Mellon Foundation Recognizes Syracuse Black/Arab Racial Justice Research Project
Professors Carol Fadda and Dana Olwan will examine the impact of racism and discrimination on the interconnected histories and lived experiences of Arab and Black communities living in the city of Syracuse.
Associate Professors Carol Fadda and Dana Olwan’s project “Black-Arab Relationalities: Confronting Racism, Narrating Solidarities” will examine the impact of racism and discrimination on the interconnected histories and lived experiences of Arab and Black communities living in the city of Syracuse. The project is supported by a $500,000 award from the Mellon Foundation’s Higher Learning initiative. Fadda and Olwan will use the information gathered in Syracuse to study racial politics in the United States.
Fadda is an associate professor of English who holds faculty affiliations with the Department of Women’s and Gender Studies and the Middle Eastern Studies program. Olwan is an associate professor in the Department of Women’s and Gender Studies and is affiliated with the Middle Eastern Studies and the Native American and Indigenous Studies programs.
According to Fadda and Olwan, the project’s focus emerges directly from the racial and socioeconomic conditions shaping the politics, histories and realities of the city of Syracuse and Syracuse University. Located on the traditional territories of the Onondaga Nation, the city of Syracuse is home to one of the oldest Black communities in the U.S. that dates to the early 19th century. In the past two decades, and against the backdrop of urban racism, declining employment opportunities and increased poverty for racialized communities, Syracuse has served as a point of arrival and settlement for immigrant and refugee communities from various countries, including Syria, Iraq, Sudan and Somalia. As such, Syracuse “is a microcosm of national racial structures and hierarchies that are constituted through the geographic separation of communities in relation to their racial, ethnic, and national origins,” Fadda and Olwan say. Expressing their investment in this initiative, they state: “As non-Black Arab feminist and humanities scholars, we focus on Black and Arab relationalities within the city of Syracuse, where we both live and work, to develop ethical, non-hierarchical and accountable solidarity politics integral to anti-racist work.”
Three Focal Points
Fadda and Olwan will focus their work over the three-year initiative in a trio of arenas: community-building and support; pedagogical transformation; and living partnerships and collaborations. The activities through which they plan to accomplish those goals include:
- Engaging the intersecting histories and realities of Arab and Black communities in Syracuse
- Developing collaborative spaces that highlight the relations between Black and Arab local communities as informed by the city’s racial histories, current realities and future trajectories
- Supporting solidarity among those communities through pedagogical, scholarly and community-based interventions
- Creating multiple constituencies of partnerships and sustainable community relations within the University, the city of Syracuse and beyond
- Inviting local Black and Arab communities to share their histories and stories for a living archive of materials that capture the rich, interconnected and shifting relations among these communities
- Rethinking modes used to generate knowledge at institutions of higher learning through collaborations with community partners
Local, National Value
University Vice President for Research Duncan Brown says the Mellon Foundation’s recognition of Fadda and Olwan’s work demonstrates the importance of humanities research and the impact of their scholarship in improving people’s lives. “The community-based, locally invested work that Professors Fadda and Olwan are undertaking will engage the University’s neighbors in discussing pressing issues in American racial politics and policy. The knowledge the project will produce will help communities across the United States improve racial and multi-cultural understanding,” Brown says.

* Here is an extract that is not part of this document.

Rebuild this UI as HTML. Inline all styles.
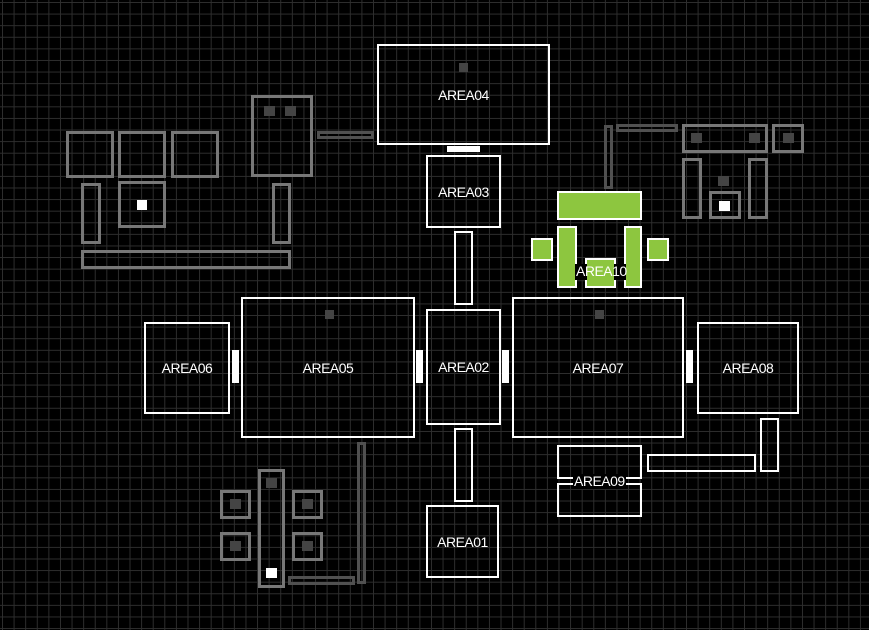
<!DOCTYPE html><html><head><style>
body{margin:0;width:869px;height:630px;overflow:hidden;background:#000;
background-image:linear-gradient(#2e2e2e 1px,transparent 1px),linear-gradient(90deg,#2e2e2e 1px,transparent 1px);background-size:11.6px 11.6px;background-position:2px 2px;font-family:"Liberation Sans",sans-serif;}
div{position:absolute;box-sizing:border-box}
.w{border:2px solid #fff}
.f{background:#fff}
.g{border:3px solid #777}
.d{border:3px solid #505050}
.ds{background:#444}
.gr{border:2px solid #fff;background:#8dc63f}
.l{color:#fff;font-size:14px;display:flex;align-items:center;justify-content:center;letter-spacing:-0.5px}
.lb{background:#000;color:#fff;font-size:14px;padding:0 1px;line-height:15px;letter-spacing:-0.5px}
</style></head><body>
<div class="w l" style="left:377px;top:44px;width:173px;height:101px">AREA04</div>
<div class="ds" style="left:459px;top:63px;width:9px;height:9px"></div>
<div class="f" style="left:447px;top:146px;width:33px;height:6px"></div>
<div class="w l" style="left:426px;top:155px;width:75px;height:73px">AREA03</div>
<div class="w" style="left:454px;top:231px;width:19px;height:74px"></div>
<div class="w l" style="left:426px;top:309px;width:75px;height:116px">AREA02</div>
<div class="w" style="left:454px;top:428px;width:19px;height:74px"></div>
<div class="w l" style="left:426px;top:505px;width:73px;height:73px">AREA01</div>
<div class="w l" style="left:241px;top:297px;width:174px;height:141px">AREA05</div>
<div class="ds" style="left:325px;top:310px;width:9px;height:9px"></div>
<div class="w l" style="left:144px;top:322px;width:86px;height:92px">AREA06</div>
<div class="f" style="left:232px;top:350px;width:7px;height:33px"></div>
<div class="f" style="left:416px;top:350px;width:7px;height:33px"></div>
<div class="f" style="left:502px;top:350px;width:7px;height:33px"></div>
<div class="f" style="left:686px;top:350px;width:7px;height:33px"></div>
<div class="w l" style="left:512px;top:297px;width:172px;height:141px">AREA07</div>
<div class="ds" style="left:595px;top:310px;width:9px;height:9px"></div>
<div class="w l" style="left:697px;top:322px;width:102px;height:92px">AREA08</div>
<div class="w" style="left:760px;top:418px;width:19px;height:54px"></div>
<div class="w" style="left:647px;top:454px;width:109px;height:18px"></div>
<div class="w" style="left:557px;top:445px;width:85px;height:34px"></div>
<div class="w" style="left:557px;top:483px;width:85px;height:34px"></div>
<div class="lb" style="left:573px;top:474px">AREA09</div>
<div class="gr" style="left:557px;top:191px;width:85px;height:29px"></div>
<div class="gr" style="left:557px;top:226px;width:20px;height:62px"></div>
<div class="gr" style="left:624px;top:226px;width:18px;height:62px"></div>
<div class="gr" style="left:531px;top:238px;width:22px;height:23px"></div>
<div class="gr" style="left:647px;top:238px;width:22px;height:23px"></div>
<div class="gr" style="left:585px;top:258px;width:31px;height:30px"></div>
<div style="left:575px;top:264px;width:51px;height:16px;background:#000"></div>
<div class="gr" style="left:587px;top:264px;width:27px;height:16px;border:none"></div>
<div style="left:576px;top:264px;color:#fff;font-size:14px;line-height:15px;letter-spacing:-0.5px">AREA10</div>
<!-- left top gray -->
<div class="g" style="left:66px;top:131px;width:48px;height:47px"></div>
<div class="g" style="left:118px;top:131px;width:48px;height:47px"></div>
<div class="g" style="left:171px;top:131px;width:48px;height:47px"></div>
<div class="g" style="left:251px;top:95px;width:62px;height:82px"></div>
<div class="ds" style="left:264px;top:106px;width:11px;height:10px"></div>
<div class="ds" style="left:285px;top:106px;width:11px;height:10px"></div>
<div class="d" style="left:317px;top:131px;width:57px;height:8px"></div>
<div class="g" style="left:81px;top:183px;width:20px;height:61px"></div>
<div class="g" style="left:118px;top:181px;width:48px;height:47px"></div>
<div class="f" style="left:137px;top:200px;width:10px;height:10px"></div>
<div class="g" style="left:272px;top:183px;width:19px;height:61px"></div>
<div class="g" style="left:81px;top:250px;width:210px;height:19px"></div>
<!-- right top gray -->
<div class="d" style="left:604px;top:125px;width:9px;height:64px"></div>
<div class="d" style="left:616px;top:124px;width:62px;height:8px"></div>
<div class="g" style="left:682px;top:124px;width:86px;height:29px"></div>
<div class="ds" style="left:691px;top:133px;width:11px;height:10px"></div>
<div class="ds" style="left:749px;top:133px;width:11px;height:10px"></div>
<div class="g" style="left:772px;top:124px;width:32px;height:29px"></div>
<div class="ds" style="left:783px;top:133px;width:11px;height:10px"></div>
<div class="g" style="left:682px;top:158px;width:20px;height:61px"></div>
<div class="g" style="left:748px;top:158px;width:20px;height:61px"></div>
<div class="ds" style="left:718px;top:176px;width:11px;height:10px"></div>
<div class="g" style="left:709px;top:191px;width:32px;height:28px"></div>
<div class="f" style="left:719px;top:201px;width:11px;height:10px"></div>
<!-- bottom left gray -->
<div class="g" style="left:258px;top:469px;width:27px;height:119px"></div>
<div class="ds" style="left:266px;top:478px;width:11px;height:10px"></div>
<div class="f" style="left:266px;top:568px;width:11px;height:10px"></div>
<div class="g" style="left:220px;top:490px;width:31px;height:29px"></div>
<div class="ds" style="left:230px;top:499px;width:11px;height:10px"></div>
<div class="g" style="left:292px;top:490px;width:31px;height:29px"></div>
<div class="ds" style="left:302px;top:499px;width:11px;height:10px"></div>
<div class="g" style="left:220px;top:532px;width:31px;height:29px"></div>
<div class="ds" style="left:230px;top:541px;width:11px;height:10px"></div>
<div class="g" style="left:292px;top:532px;width:31px;height:29px"></div>
<div class="ds" style="left:302px;top:541px;width:11px;height:10px"></div>
<div class="d" style="left:357px;top:442px;width:9px;height:142px"></div>
<div class="d" style="left:288px;top:576px;width:67px;height:9px"></div>
</body></html>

College of Arts and Sciences Interim Dean Lois Agnew says, “On behalf of the College, I congratulate Professors Fadda and Olwan for this prestigious award, which will support their efforts in taking on the very real issues of racism and discrimination facing Arab and Black communities right here in our city. The humanities give us the critical tools needed to both understand other peoples’ experiences and to forge the ethical and effective solutions that can change long-standing challenges. I look forward to seeing the fruits of this project, locally and beyond.”
The Mellon Foundation awarded its inaugural round of Higher Learning program grants to 11 other projects in the category of race and racialization. Eight other grants were presented for projects focused on social justice, and six more were given for initiatives on civic engagement and voting rights.
The program supports inquiry into “issues of vital social, cultural and historical importance…to help illuminate the significance of voting rights controversies in U.S. history from numerous humanities perspectives; demonstrate the complex import of race and racialization within U.S. culture and society and highlight the role of the literary imagination in making and remaking worlds and societies, past and present.” Higher Learning Director Philip Brian Harper says its focus is “to highlight the essential role of the humanities—including those disciplines concerned with the interpretation of expressive culture—in addressing our society’s most salient social issues, past and present. We seek to support not only incisive analytical work but also projects that creatively envision more just and equitable futures.”